Si vuelvo a observar, veo que la sociedad entera presenta el rostro comunitario de aspecto risueño, despreocupado hasta el extremo, bromista hasta bordear los límites de la irresponsabilidad, rápida para acoger de buen grado y mejor talante —incluso sin que pase por el más mínimo examen de todo cuanto traiga novedad y posibilidad de distracción—, reacio a ver la codicia en los mandos superiores, la exigencia imperial de sus jefes, la política burda, la descomposición visible en el perverso actuar de sus dirigentes (en todos los ámbitos: iglesia, escuela, universidad, comercio, policía, gobierno) y, sin embargo, tan lleno de recursos —esos sí inagotables— frente a las adversidades.
En este país su pueblo suple con extraña naturalidad su innata negligencia a base de imaginación, gracias a una entrega total, amorosa, a una especie de totalidad antojadiza, caprichosa e improvisadora que tiene, por supuesto, algo de bestialidad porque es incapaz de calcular y adquirir otra visión del futuro que no sea la de su propia sombra proyectada en un superfluo agasajo continuo y artificial.
Ese es su signo, replicado una y mil veces en el comportamiento de sus gobernantes, incapaces de superar el embeleso de contemplarse en ese espejo que les devuelve a su imagen y semejanza los duendes y fantasmas que no dejan crecer a mi patria.
Si no vea usted. ¿A qué viene ese arranque de ira del presidente López Obrador que, en un eco del pensamiento de la no primera dama, amenaza con una ruptura (pausa, dijo él) con España, país de raigambre y vínculos esenciales, aunque luego ante tamaño desliz se vea obligado a recular? ¿Y la diplomacia, mi presi?
¿Por qué improvisar culpas contra periodistas y medios de comunicación para paliar el fracaso de su discurso moralista y su burdo mesianismo, sólo porque, en cumplimiento de su deber profesional, sacan a relucir los lujos con que viven sus allegados y aquí si al presidente reclamar el derecho de vivir según el deseo y las posibilidades económicas de unos para negar ese mismo derecho a los otros?
¿Cuál es la razón de no querer quitarse la venda para mirar la mortandad que el crimen organizado ha convertido en verdadero festín del diablo durante su sexenio y representado muy bien por las fosas clandestinas, los colgados en los puentes y los ejecutados en cualquier calle de pueblo? Su indiferencia y su falta de sensibilidad lo hacen cómplice de todos los crímenes cometidos en este país. No me cabe la menor duda.

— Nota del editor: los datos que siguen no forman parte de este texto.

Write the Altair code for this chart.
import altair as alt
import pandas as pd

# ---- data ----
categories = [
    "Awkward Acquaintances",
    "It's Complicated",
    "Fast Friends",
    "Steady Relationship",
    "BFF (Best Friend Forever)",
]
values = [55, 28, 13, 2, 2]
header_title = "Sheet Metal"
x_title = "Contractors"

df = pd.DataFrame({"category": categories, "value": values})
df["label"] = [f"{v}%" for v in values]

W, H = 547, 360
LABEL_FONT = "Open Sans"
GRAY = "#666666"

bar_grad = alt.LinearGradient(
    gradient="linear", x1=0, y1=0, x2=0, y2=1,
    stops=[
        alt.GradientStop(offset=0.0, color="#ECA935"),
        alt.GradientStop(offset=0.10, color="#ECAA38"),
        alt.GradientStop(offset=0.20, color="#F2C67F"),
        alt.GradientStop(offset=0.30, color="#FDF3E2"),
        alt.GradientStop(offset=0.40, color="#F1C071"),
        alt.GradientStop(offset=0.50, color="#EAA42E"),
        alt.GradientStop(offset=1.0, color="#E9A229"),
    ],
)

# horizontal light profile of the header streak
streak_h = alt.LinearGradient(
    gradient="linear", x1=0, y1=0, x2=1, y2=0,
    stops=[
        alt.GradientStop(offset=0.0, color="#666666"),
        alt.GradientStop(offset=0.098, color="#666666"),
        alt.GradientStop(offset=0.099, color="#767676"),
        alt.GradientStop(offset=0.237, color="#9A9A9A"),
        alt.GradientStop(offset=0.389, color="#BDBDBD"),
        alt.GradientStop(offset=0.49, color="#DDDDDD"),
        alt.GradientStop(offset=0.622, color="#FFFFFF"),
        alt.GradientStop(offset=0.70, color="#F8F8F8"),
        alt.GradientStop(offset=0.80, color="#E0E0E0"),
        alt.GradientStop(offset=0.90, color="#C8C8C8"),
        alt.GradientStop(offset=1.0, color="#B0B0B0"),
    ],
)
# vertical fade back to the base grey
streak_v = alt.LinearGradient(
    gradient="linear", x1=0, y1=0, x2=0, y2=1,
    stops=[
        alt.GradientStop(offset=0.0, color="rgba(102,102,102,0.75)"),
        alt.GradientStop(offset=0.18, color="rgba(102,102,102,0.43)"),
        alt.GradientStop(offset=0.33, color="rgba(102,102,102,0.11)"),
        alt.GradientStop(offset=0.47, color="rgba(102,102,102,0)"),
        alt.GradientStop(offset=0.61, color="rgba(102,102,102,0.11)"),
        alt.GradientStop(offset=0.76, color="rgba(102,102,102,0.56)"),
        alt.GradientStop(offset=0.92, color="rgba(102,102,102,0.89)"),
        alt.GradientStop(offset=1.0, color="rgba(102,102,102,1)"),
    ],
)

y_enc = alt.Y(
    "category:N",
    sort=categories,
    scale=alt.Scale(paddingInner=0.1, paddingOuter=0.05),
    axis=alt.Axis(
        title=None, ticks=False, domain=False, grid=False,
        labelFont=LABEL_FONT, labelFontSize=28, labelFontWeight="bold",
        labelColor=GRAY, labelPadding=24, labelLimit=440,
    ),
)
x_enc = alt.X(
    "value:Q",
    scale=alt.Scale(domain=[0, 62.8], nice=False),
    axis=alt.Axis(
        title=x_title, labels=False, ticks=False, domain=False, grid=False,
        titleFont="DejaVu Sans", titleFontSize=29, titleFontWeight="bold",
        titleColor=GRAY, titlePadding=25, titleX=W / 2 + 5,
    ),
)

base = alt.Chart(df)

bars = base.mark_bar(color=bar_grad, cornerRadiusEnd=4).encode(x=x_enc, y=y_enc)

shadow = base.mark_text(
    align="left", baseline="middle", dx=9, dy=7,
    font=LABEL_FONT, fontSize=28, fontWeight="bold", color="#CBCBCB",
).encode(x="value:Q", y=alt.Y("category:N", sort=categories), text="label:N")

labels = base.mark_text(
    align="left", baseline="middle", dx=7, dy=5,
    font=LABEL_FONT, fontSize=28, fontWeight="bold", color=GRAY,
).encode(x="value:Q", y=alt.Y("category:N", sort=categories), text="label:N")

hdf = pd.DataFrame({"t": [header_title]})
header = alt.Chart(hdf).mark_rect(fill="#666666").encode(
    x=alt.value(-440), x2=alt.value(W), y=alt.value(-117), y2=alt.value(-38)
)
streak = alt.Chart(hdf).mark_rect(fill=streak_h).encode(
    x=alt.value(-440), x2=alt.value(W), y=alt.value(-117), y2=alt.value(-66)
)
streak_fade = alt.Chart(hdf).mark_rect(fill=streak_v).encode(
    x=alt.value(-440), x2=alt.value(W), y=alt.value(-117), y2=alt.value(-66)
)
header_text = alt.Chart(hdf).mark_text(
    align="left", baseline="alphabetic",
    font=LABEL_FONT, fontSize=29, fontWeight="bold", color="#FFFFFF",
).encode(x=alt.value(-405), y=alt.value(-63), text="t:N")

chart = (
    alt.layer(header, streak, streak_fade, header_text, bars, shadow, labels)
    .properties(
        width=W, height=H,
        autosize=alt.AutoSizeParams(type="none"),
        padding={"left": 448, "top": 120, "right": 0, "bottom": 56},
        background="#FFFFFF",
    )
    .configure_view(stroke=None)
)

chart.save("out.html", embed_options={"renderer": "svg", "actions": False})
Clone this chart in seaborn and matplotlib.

Así es México, improvisado, indiferente, insensible, impúdico, inmoral, sordo, ciego, mudo, colérico, beligerante, carente de inteligencia, imprudente, ignorante, enfermo… Cuando pienso en los millones que votaron por esta figura, pienso también que acertaron pues estaban eligiéndose a sí mismos.
Bueno, no me haga caso, son sólo pensamientos que en mis ratos de quietud después de mi jornada de trabajo fluyen, como ahora.
Vuelvo a contemplar el mapa de mi país y ya no puedo sostener la línea de mis reflexiones y en el siguiente instante, como un mal augurio que espero no esté en mi futuro inmediato, el mapa —mi país— desaparece ante mis ojos.